9. Plan for rainy days (And holidays)
Living in a land of endless sunshine, it may be hard to imagine saving for a rainy day. Setting aside a little something every month is the best insurance against unforeseen circumstances - a buffer to tide you over in case of illness, accidents or job loss. It doesn't have to be all about saving for bleak times either. One idea I have adopted is buying dollars with any cash left at the end of the month. It goes into my vacation kitty and will be a pleasant surprise when I open it in the summer (and should the dollar go up, that would be the cherry on top). Knowing that I could instead be putting money into an awesome holiday is also a great incentive to cut back on impulse purchases.
10. Play your cards well
When used sensibly, credit cards are a convenient way to track your expenses.
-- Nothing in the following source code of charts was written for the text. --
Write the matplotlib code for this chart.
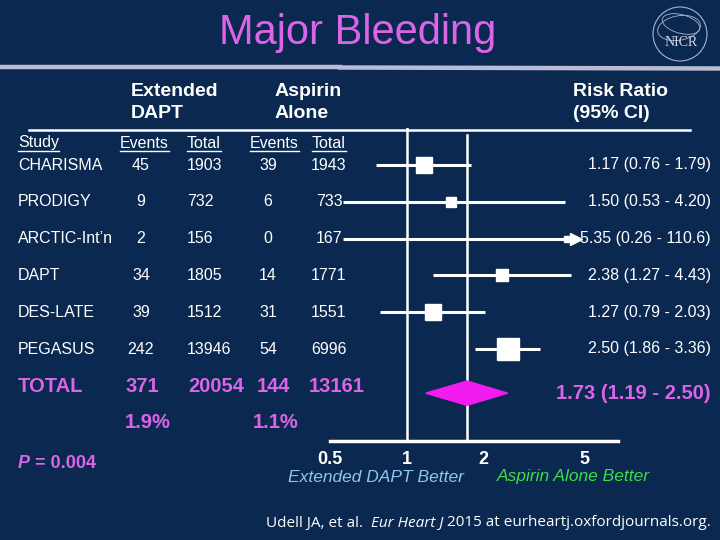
import numpy as np
import matplotlib
matplotlib.use('Agg')
import matplotlib.pyplot as plt
from matplotlib.transforms import blended_transform_factory
from matplotlib.lines import Line2D
from matplotlib.patches import Polygon, Ellipse

# ---------------- data ----------------
studies = ['CHARISMA', 'PRODIGY', 'ARCTIC-Int\u2019n', 'DAPT', 'DES-LATE', 'PEGASUS']
dapt_events = [45, 9, 2, 34, 39, 242]
dapt_total = [1903, 732, 156, 1805, 1512, 13946]
asp_events = [39, 6, 0, 14, 31, 54]
asp_total = [1943, 733, 167, 1771, 1551, 6996]
rr = [1.17, 1.50, 5.35, 2.38, 1.27, 2.50]
ci_lo = [0.76, 0.53, 0.26, 1.27, 0.79, 1.86]
ci_hi = [1.79, 4.20, 110.6, 4.43, 2.03, 3.36]
rr_labels = ['1.17 (0.76 - 1.79)', '1.50 (0.53 - 4.20)', '5.35 (0.26 - 110.6)',
             '2.38 (1.27 - 4.43)', '1.27 (0.79 - 2.03)', '2.50 (1.86 - 3.36)']
weights = [21, 7, 3.5, 12, 21, 35.5]
total_counts = [371, 20054, 144, 13161]
total_pcts = ['1.9%', '1.1%']
total_rr, total_lo, total_hi = 1.73, 1.19, 2.50
total_label = '1.73 (1.19 - 2.50)'
p_value = '0.004'
xticks = [0.5, 1, 2, 5]
xtick_labels = ['0.5', '1', '2', '5']

# ---------------- style ----------------
W, H = 720, 540
BG = '#0a2850'
WHITE = 'white'
MAG = '#dc64e6'
DIAM = '#f31cf0'
SANS = ['Liberation Sans', 'DejaVu Sans']
CIT = ['Open Sans', 'DejaVu Sans']

fig = plt.figure(figsize=(W / 100, H / 100), dpi=100, facecolor=BG)


def fx(x):
    return x / W


def fy(y):
    return 1 - y / H


# forest axes: log x, rows on y
row0_px, row_step = 165.0, 36.8
ax_top_px, ax_bot_px = 128.0, 441.0
ax_left_px = 330.0
xlo, xhi = 0.53, 6.8
px_per_decade = 260.0
ax_w_px = px_per_decade * np.log10(xhi / xlo)
ax = fig.add_axes([fx(ax_left_px), fy(ax_bot_px), ax_w_px / W, (ax_bot_px - ax_top_px) / H])
ax.set_facecolor('none')
ax.set_xscale('log')
ax.set_xlim(xlo, xhi)
ylim_bot = (ax_bot_px - row0_px) / row_step
ylim_top = (ax_top_px - row0_px) / row_step
ax.set_ylim(ylim_bot, ylim_top)
for s in ['left', 'right', 'top']:
    ax.spines[s].set_visible(False)
ax.spines['bottom'].set_color(WHITE)
ax.spines['bottom'].set_linewidth(2.5)
ax.set_yticks([])
ax.set_xticks(xticks)
ax.set_xticklabels(xtick_labels)
ax.xaxis.set_minor_locator(matplotlib.ticker.NullLocator())
ax.tick_params(axis='x', length=0, pad=7, colors=WHITE)
for t in ax.get_xticklabels():
    t.set_fontfamily(SANS)
    t.set_fontweight('bold')
    t.set_fontsize(13)

# reference lines
ax.axvline(1, color=WHITE, lw=1.8, zorder=1)
ax.axvline(total_rr, ymin=0, ymax=(ax_bot_px - 135) / (ax_bot_px - ax_top_px), color=WHITE, lw=1.8, zorder=1)

arrow_cap = 4.7     # display limit on the right (arrow)
lo_cap = 0.565      # display limit on the left
ms_k = 2.65
for i in range(len(studies)):
    hi = ci_hi[i]
    lo = max(ci_lo[i], lo_cap)
    if hi > arrow_cap:
        ax.plot([lo, arrow_cap], [i, i], color=WHITE, lw=2.2, zorder=2, solid_capstyle='butt')
        ax.plot([arrow_cap * 0.985], [i], marker='>', ms=8, color=WHITE, zorder=3, clip_on=False)
        xpt = arrow_cap / 1.1
    else:
        ax.plot([lo, hi], [i, i], color=WHITE, lw=2.2, zorder=2, solid_capstyle='butt')
        xpt = rr[i]
    ax.plot([xpt], [i], marker='s', ms=ms_k * np.sqrt(weights[i]), color=WHITE, mec=WHITE, zorder=3)

total_row = 6.2
dh = 0.33
diamond = Polygon([(total_lo, total_row), (total_rr, total_row - dh), (total_hi, total_row),
                   (total_rr, total_row + dh)], closed=True, color=DIAM, zorder=4)
ax.add_patch(diamond)

tr = blended_transform_factory(fig.transFigure, ax.transData)

# table rows
fs_row = 11.5
for i, name in enumerate(studies):
    fig.text(fx(18), i, name, transform=tr, color=WHITE, fontsize=fs_row, family=SANS, va='center', ha='left')
    fig.text(fx(141), i, str(dapt_events[i]), transform=tr, color=WHITE, fontsize=fs_row, family=SANS, va='center', ha='center')
    fig.text(fx(187), i, str(dapt_total[i]), transform=tr, color=WHITE, fontsize=fs_row, family=SANS, va='center', ha='left')
    fig.text(fx(268), i, str(asp_events[i]), transform=tr, color=WHITE, fontsize=fs_row, family=SANS, va='center', ha='center')
    fig.text(fx(329), i, str(asp_total[i]), transform=tr, color=WHITE, fontsize=fs_row, family=SANS, va='center', ha='center')
    fig.text(fx(711), i, rr_labels[i], transform=tr, color=WHITE, fontsize=fs_row, family=SANS, va='center', ha='right')

# total row
tot_text_row = 6.03
fs_tot = 14.5
fig.text(fx(18), tot_text_row, 'TOTAL', transform=tr, color=MAG, fontsize=fs_tot, family=SANS, weight='bold', va='center')
fig.text(fx(142), tot_text_row, str(total_counts[0]), transform=tr, color=MAG, fontsize=fs_tot, family=SANS, weight='bold', va='center', ha='center')
fig.text(fx(188), tot_text_row, str(total_counts[1]), transform=tr, color=MAG, fontsize=fs_tot, family=SANS, weight='bold', va='center', ha='left')
fig.text(fx(273), tot_text_row, str(total_counts[2]), transform=tr, color=MAG, fontsize=fs_tot, family=SANS, weight='bold', va='center', ha='center')
fig.text(fx(309), tot_text_row, str(total_counts[3]), transform=tr, color=MAG, fontsize=fs_tot, family=SANS, weight='bold', va='center', ha='left')
fig.text(fx(711), total_row, total_label, transform=tr, color=MAG, fontsize=fs_tot, family=SANS, weight='bold', va='center', ha='right')
pct_row = (422 - row0_px) / row_step
fig.text(fx(148), pct_row, total_pcts[0], transform=tr, color=MAG, fontsize=fs_tot, family=SANS, weight='bold', va='center', ha='center')
fig.text(fx(276), pct_row, total_pcts[1], transform=tr, color=MAG, fontsize=fs_tot, family=SANS, weight='bold', va='center', ha='center')

# column headers (underlined)
hdr_row = (143 - row0_px) / row_step
hdrs = [(18, 'Study'), (120, 'Events'), (187, 'Total'), (250, 'Events'), (312, 'Total')]
hdr_texts = []
for x, s in hdrs:
    hdr_texts.append(fig.text(fx(x), hdr_row, s, transform=tr, color=WHITE, fontsize=11.5, family=SANS, va='center', ha='left'))

# group headers
fs_h = 14
for x, y, s in [(131, 91, 'Extended'), (131, 114, 'DAPT'), (275, 91, 'Aspirin'), (275, 114, 'Alone'),
                (573, 91, 'Risk Ratio'), (573, 114, '(95% CI)')]:
    fig.text(fx(x), fy(y), s, color=WHITE, fontsize=fs_h, family=SANS, weight='bold', va='center')

# header rule
fig.add_artist(Line2D([fx(29), fx(690)], [fy(130), fy(130)], color=WHITE, lw=1.8))

# title and band
fig.text(fx(358), fy(33), 'Major Bleeding', color=MAG, fontsize=30, family=SANS, ha='center', va='center')
fig.add_artist(Line2D([0, fx(340)], [fy(66.5), fy(66.5)], color='#b9bdd3', lw=3.2))
fig.add_artist(Line2D([fx(340), 1], [fy(67.5), fy(68.5)], color='#b9bdd3', lw=3.2))

# logo
fig.add_artist(Ellipse((fx(680), fy(34)), 54 / W, 54 / H, fill=False, ec='#aab4cc', lw=0.8))
fig.add_artist(Ellipse((fx(679), fy(28)), 44 / W, 24 / H, angle=20, fill=False, ec='#aab4cc', lw=0.6))
fig.add_artist(Ellipse((fx(681), fy(24)), 40 / W, 18 / H, angle=-25, fill=False, ec='#aab4cc', lw=0.6))
fig.text(fx(681), fy(43), 'NICR', color='#d0d6e6', fontsize=10, family=['Liberation Serif', 'DejaVu Serif'], ha='center', va='center')

# favour labels
fig.text(fx(376), fy(478), 'Extended DAPT Better', color='#8ec6ee', fontsize=12.5, family=SANS, style='italic', ha='center', va='center')
fig.text(fx(573), fy(477), 'Aspirin Alone Better', color='#3ddc4a', fontsize=12.5, family=SANS, style='italic', ha='center', va='center')

# p value
pt1 = fig.text(fx(18), fy(463), 'P', color=MAG, fontsize=13, family=SANS, style='italic', weight='bold', va='center')

# citation pieces
c1 = fig.text(fx(266), fy(523), 'Udell JA, et al.  ', color=WHITE, fontsize=11, family=CIT, va='center')
fig.canvas.draw()
r = fig.canvas.get_renderer()

bb = pt1.get_window_extent(r)
fig.text(bb.x1 / W, fy(463), ' = ' + p_value, color=MAG, fontsize=13, family=SANS, weight='bold', va='center')

bb = c1.get_window_extent(r)
c2 = fig.text(bb.x1 / W, fy(523), 'Eur Heart J', color=WHITE, fontsize=11, family=CIT, style='italic', va='center')
bb2 = c2.get_window_extent(r)
fig.text(bb2.x1 / W, fy(523), ' 2015 at eurheartj.oxfordjournals.org.', color=WHITE, fontsize=11, family=CIT, va='center')

# underline headers
for t in hdr_texts:
    b = t.get_window_extent(r)
    yline = b.y0 - 0.5
    fig.add_artist(Line2D([b.x0 / W, b.x1 / W], [yline / H, yline / H], color=WHITE, lw=1.0))

fig.savefig('out.png', dpi=100, facecolor=BG)
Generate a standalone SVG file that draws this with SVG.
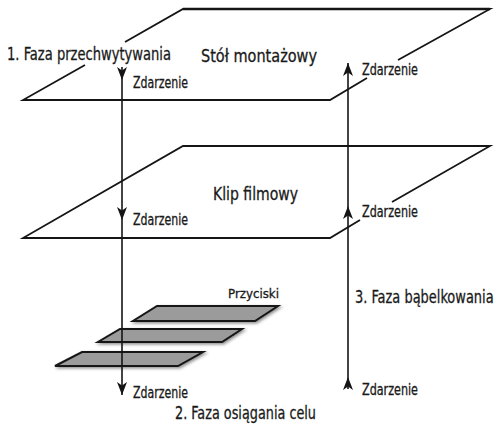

Use them for fixed expenses such as petrol, groceries and paying utilities. Cards such as Carrefour's Najm not only save money, but also save time spent in checkout queues (don't forget, time is money!). If you tend to recklessly burn plastic on impulse buys, switch to debit cards instead.
11. Get rich, not greedy
Unlike what Gordon Gekko said, greed isn't good. Connor advises: "Make a simple plan outlining your goals and needs and stick to it. Only invest if you are prepared to see the value of your investments go down as well as up. If something offers you a much higher return than you can get elsewhere, there's risk involved. Ask yourself - are you prepared to take it? Understand the risk associated with the investment so that there are no surprises."
12. Go on a debt diet
If you can't afford it, don't buy it! If you are in debt, pay off the highest-interest loans first. Talk to your creditors. Banks such as Mashreq and HSBC have counsellors who can help restructure a debt so it's easier to manage. The American Credit Foundation, a non-profit organisation, outlines the steps to get out of debt: cut spending; make fixed payments.